Another way to look at the combinations of two pairs of interchangable items (knights) is
1100
1010
1001
0110
0101
0011

Exactly right!

  1. b4 b5, 2) a4 c5, 3) ab cb, 4) g4 g5, 5) h4 f5, 6) hg fg gives us four pawns on each side (white b5, c2, f2, g5 and black a7, b4, g4, h7) that can now move to the other side without getting barricaded by an opposing pawn. Add a center pawn for each side and N=5. You didn’t say that the eight pieces had to be the original eight pieces, but each capture of a piece requires the promotion of a pawn to replace it, so you still have a minimum number of captures to be made.

  2. a4 b5 2) g4 h5 3) ab hg allows the extra b and g pawns to promote but that still only frees up four files. 4) c4 d5 5) e4 f5 6) ef dc gets us N=6 with no pawn barricaded, but with doubled b, c, f and g pawns. One more set of captures to undouble the pawns (one being bc or cb and the other being fg or gf) still limits us to N=5.

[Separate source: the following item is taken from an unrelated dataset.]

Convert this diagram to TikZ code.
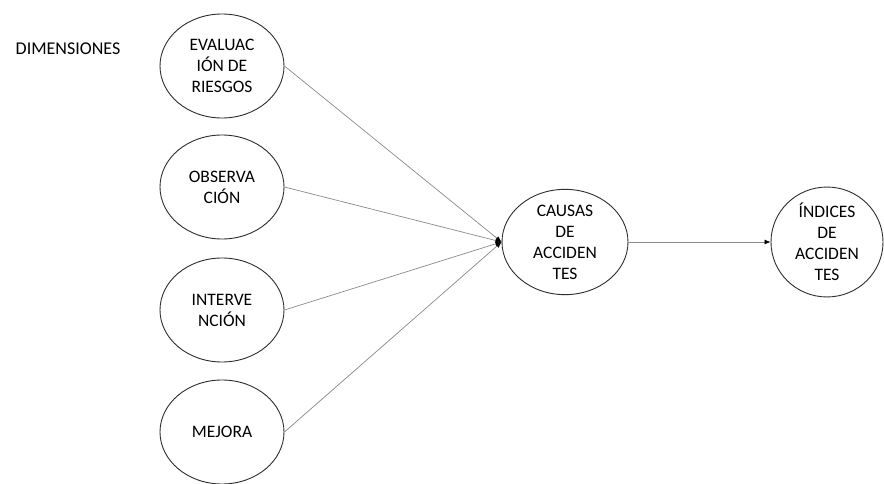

I’m inclined to agree that N=5 is as good as it gets.

There is an alternative approach, however, to the N=4 case.

The diagrammed position can be achieved without any pawn captures (i.e. captures by pawns) at all. A white knight can come out and capture the four black queenside pawns on or near their home squares. A black knight can do the same to the white kingside pawns. The rest is easy (or, at least, possible).

Whether this will help with N=5 or N=6, I doubt. But it might open up a different avenue.

Bill Smythe

I thought about captures of or by pieces. However, each capture of a piece by a pawn can only free up that pawn, and does so at the expense of requiring a pawn promotion. Each capture of a pawn by a piece frees up only the pawn opposite the captured pawn. Only pawns capturing pawns can free two pawns of each color in three files (on a 12x12 board with 12 pawns on each side, N=8 can be easily achieved, and on a 6x6 board N=4 is easily achieved).